[Data segment]
:::::
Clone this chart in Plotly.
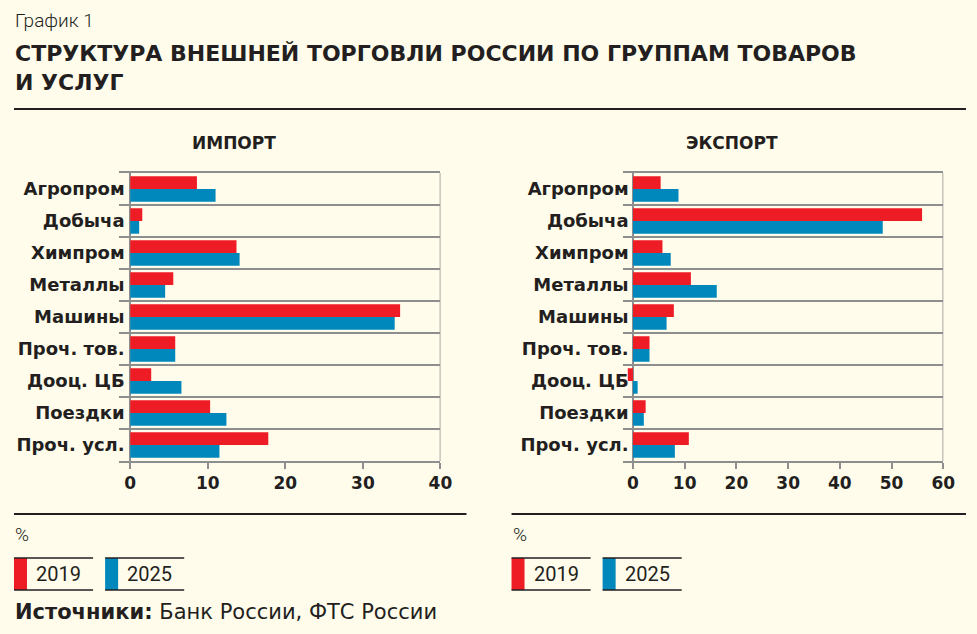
import plotly.graph_objects as go

W, H = 977, 634
FIGW = 990  # page width (compensates horizontal fit of the capture)

categories = ["Агропром", "Добыча", "Химпром", "Металлы", "Машины",
              "Проч. тов.", "Дооц. ЦБ", "Поездки", "Проч. усл."]
years = ["2019", "2025"]
import_2019 = [8.6, 1.55, 13.7, 5.55, 34.8, 5.8, 2.7, 10.3, 17.8]
import_2025 = [11.0, 1.15, 14.1, 4.5, 34.1, 5.8, 6.6, 12.4, 11.5]
export_2019 = [5.35, 55.9, 5.7, 11.2, 7.9, 3.2, -1.0, 2.45, 10.8]
export_2025 = [8.8, 48.3, 7.3, 16.2, 6.5, 3.2, 0.9, 2.1, 8.1]
import_ticks = [0, 10, 20, 30, 40]
export_ticks = [0, 10, 20, 30, 40, 50, 60]

panel_titles = ["ИМПОРТ", "ЭКСПОРТ"]
title_small = "График 1"
title_main = ["СТРУКТУРА ВНЕШНЕЙ ТОРГОВЛИ РОССИИ ПО ГРУППАМ ТОВАРОВ", "И УСЛУГ"]
unit = "%"
source_bold = "Источники:"
source_text = "Банк России, ФТС России"

RED = "#EE1C25"
BLUE = "#0088BD"
BG = "#FFFCEB"
TXT = "#231F20"
GRID = "#8E8E8E"
BOLD = "DejaVu Sans"


def px(x):
    return x / W


def py(y):
    return 1 - y / H


fig = go.Figure()

panels = [
    dict(xa="x", ya="y", vals=(import_2019, import_2025), ticks=import_ticks,
         rng=[-1.5, 40], dom=[px(118.5), px(440)]),
    dict(xa="x2", ya="y2", vals=(export_2019, export_2025), ticks=export_ticks,
         rng=[-2.0, 60], dom=[px(622), px(942.3)]),
]
colors = [RED, BLUE]

for p in panels:
    for yr, v, c in zip(years, p["vals"], colors):
        fig.add_trace(go.Bar(
            x=v, y=categories, orientation="h", name=yr,
            marker=dict(color=c, line=dict(width=0)),
            xaxis=p["xa"], yaxis=p["ya"], showlegend=False,
            hoverinfo="x+y"))

ydom = [py(461), py(173)]
common_x = dict(showgrid=False, zeroline=True, zerolinecolor=GRID, zerolinewidth=1.5,
                showline=True, mirror=True, linecolor=GRID, linewidth=1.5,
                ticks="outside", ticklen=6, tickcolor=GRID, tickwidth=1.5,
                tickfont=dict(family=BOLD, size=17, color=TXT, weight="bold"),
                fixedrange=True)
common_y = dict(type="category", categoryorder="array", categoryarray=categories,
                range=[len(categories) - 0.5, -0.5], tickson="boundaries",
                showgrid=True, gridcolor=GRID, gridwidth=1.5, ticks="",
                showline=False, zeroline=False, domain=ydom,
                tickfont=dict(family=BOLD, size=18, color=TXT, weight="bold"),
                ticklabelstandoff=-7, fixedrange=True)

fig.update_layout(
    width=FIGW, height=H, margin=dict(l=0, r=0, t=0, b=0),
    paper_bgcolor=BG, plot_bgcolor=BG,
    barmode="group", bargap=0.2, bargroupgap=0,
    xaxis=dict(common_x, domain=panels[0]["dom"], range=panels[0]["rng"],
               tickvals=import_ticks, anchor="y"),
    yaxis=dict(common_y, anchor="x"),
    xaxis2=dict(common_x, domain=panels[1]["dom"], range=panels[1]["rng"],
                tickvals=export_ticks, anchor="y2"),
    yaxis2=dict(common_y, anchor="x2"),
)

shapes = []
for p in panels:
    shapes.append(dict(type="line", xref=p["xa"], yref=p["ya"] + " domain",
                       x0=p["rng"][1], x1=p["rng"][1], y0=0, y1=1,
                       line=dict(color=GRID, width=1.5)))

shapes.append(dict(type="line", xref="paper", yref="paper", x0=px(14), x1=px(965),
                   y0=py(109), y1=py(109), line=dict(color=TXT, width=2.2)))
shapes.append(dict(type="line", xref="paper", yref="paper", x0=px(14), x1=px(466),
                   y0=py(514), y1=py(514), line=dict(color=TXT, width=2.2)))
shapes.append(dict(type="line", xref="paper", yref="paper", x0=px(511), x1=px(965),
                   y0=py(514), y1=py(514), line=dict(color=TXT, width=2.2)))

annotations = []
annotations.append(dict(text=title_small, x=px(13), y=py(20), xref="paper", yref="paper",
                        xanchor="left", yanchor="middle", showarrow=False,
                        font=dict(family="Roboto", size=19, color=TXT, weight=300)))
annotations.append(dict(text="<br>".join(title_main), x=px(13), y=py(67.5), xref="paper",
                        yref="paper", xanchor="left", yanchor="middle", align="left",
                        showarrow=False,
                        font=dict(family=BOLD, size=22, color=TXT, weight="bold")))

for t, cx in zip(panel_titles, [234, 731]):
    annotations.append(dict(text=t, x=px(cx), y=py(143), xref="paper", yref="paper",
                            xanchor="center", yanchor="middle", showarrow=False,
                            font=dict(family=BOLD, size=17, color=TXT, weight="bold")))

for lx in [14, 511]:
    annotations.append(dict(text=unit, x=px(lx - 1), y=py(534), xref="paper", yref="paper",
                            xanchor="left", yanchor="middle", showarrow=False,
                            font=dict(family="Roboto", size=19, color=TXT, weight=300)))
    offsets = [0, 91]
    for yr, c, off in zip(years, colors, offsets):
        x0 = lx + off
        shapes.append(dict(type="rect", xref="paper", yref="paper",
                           x0=px(x0), x1=px(x0 + 13), y0=py(590), y1=py(558),
                           fillcolor=c, line=dict(width=0)))
        for yy in (558, 590):
            shapes.append(dict(type="line", xref="paper", yref="paper",
                               x0=px(x0), x1=px(x0 + 79), y0=py(yy), y1=py(yy),
                               line=dict(color=TXT, width=1.3)))
        annotations.append(dict(text=yr, x=px(x0 + 20), y=py(574), xref="paper", yref="paper",
                                xanchor="left", yanchor="middle", showarrow=False,
                                font=dict(family="Roboto", size=20, color=TXT)))

annotations.append(dict(text="<b>" + source_bold + "</b> " + source_text,
                        x=px(13), y=py(612), xref="paper", yref="paper",
                        xanchor="left", yanchor="middle", showarrow=False,
                        font=dict(family="DejaVu Sans", size=21, color=TXT)))

fig.update_layout(shapes=shapes, annotations=annotations)
fig.write_html("out.html",
               config={"displayModeBar": False},
               post_script="document.body.style.margin='0';"
                           "document.body.style.overflow='hidden';"
                           "document.documentElement.style.overflow='hidden';"
                           "document.body.style.background='" + BG + "';")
:::::
[What is required]
Starting with the first line of the data above and ending with the line containing "fig = go.Figure()", please restate every line exactly, leaving images out.

[Answer in full]
Clone this chart in Plotly.
import plotly.graph_objects as go

W, H = 977, 634
FIGW = 990  # page width (compensates horizontal fit of the capture)

categories = ["Агропром", "Добыча", "Химпром", "Металлы", "Машины",
              "Проч. тов.", "Дооц. ЦБ", "Поездки", "Проч. усл."]
years = ["2019", "2025"]
import_2019 = [8.6, 1.55, 13.7, 5.55, 34.8, 5.8, 2.7, 10.3, 17.8]
import_2025 = [11.0, 1.15, 14.1, 4.5, 34.1, 5.8, 6.6, 12.4, 11.5]
export_2019 = [5.35, 55.9, 5.7, 11.2, 7.9, 3.2, -1.0, 2.45, 10.8]
export_2025 = [8.8, 48.3, 7.3, 16.2, 6.5, 3.2, 0.9, 2.1, 8.1]
import_ticks = [0, 10, 20, 30, 40]
export_ticks = [0, 10, 20, 30, 40, 50, 60]

panel_titles = ["ИМПОРТ", "ЭКСПОРТ"]
title_small = "График 1"
title_main = ["СТРУКТУРА ВНЕШНЕЙ ТОРГОВЛИ РОССИИ ПО ГРУППАМ ТОВАРОВ", "И УСЛУГ"]
unit = "%"
source_bold = "Источники:"
source_text = "Банк России, ФТС России"

RED = "#EE1C25"
BLUE = "#0088BD"
BG = "#FFFCEB"
TXT = "#231F20"
GRID = "#8E8E8E"
BOLD = "DejaVu Sans"


def px(x):
    return x / W


def py(y):
    return 1 - y / H


fig = go.Figure()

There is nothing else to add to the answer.